「情報幾何の新展開」への期待

「数理科学」誌の2010年10月号より,甘利俊一先生の「情報幾何の新展開--脳と情報の数理科学」が始まったようです.
タイトルだけ読むと,別にいつもの甘利先生の記事のようですが,ちょっと期待しています.
一つはこの号が,特集「局面の不思議」であって,微分幾何学の特集であること.微分幾何学多様体論は,私の博士論文のテーマが一般相対性理論だったことからも,大昔に必死に勉強しました.第二に,記事の冒頭,

(中略)
何しろ微分幾何をまっとうに使うという筋書きは,工学者からは敬遠される.
若いころはまっとうな数学にあこがれるので,記述もついそちらを向いてしまう.
(中略)
70歳をというに越え,後期高齢者も近づいた今,情報幾何の真髄を極めてやさしく,広い構想で書いてみたくなった.

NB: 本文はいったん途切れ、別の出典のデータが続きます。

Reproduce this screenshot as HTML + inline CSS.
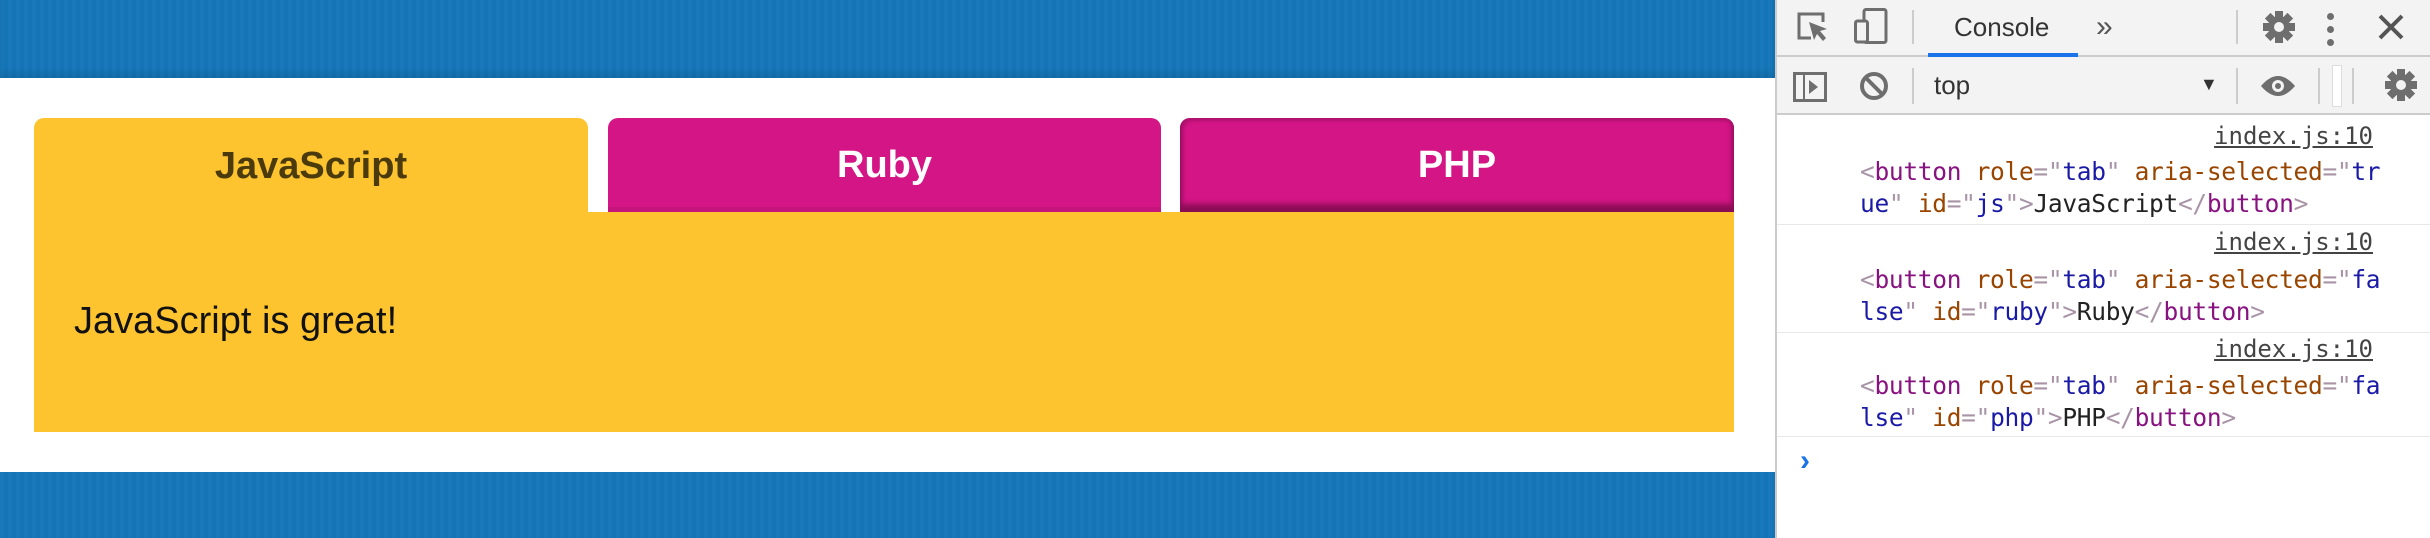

一応プロのはしくれなので,やさしくなくても良いのですが,新たな構想で書いて頂けるのはきっと新たな着想に結びつくのではないかと期待してしまいます.
若い頃は統計や確率は苦手で,数学といえば無限回数微分可能な滑らかなものしかできませんでしたが,わりと純粋数学の分野でガウス・ボンネの定理で大局と局所が結びつき,多様体と双対の原理で確率と幾何学が結びついてしまうと,若い頃に思っていた「全ての自然科学は数学を基礎とする」というのが真実に思えてしまいます.
コンピュータは,例えば動作原理やプログラミング理論はオートマトンで幾何的に説明が付きますから,当然,数学の一部です.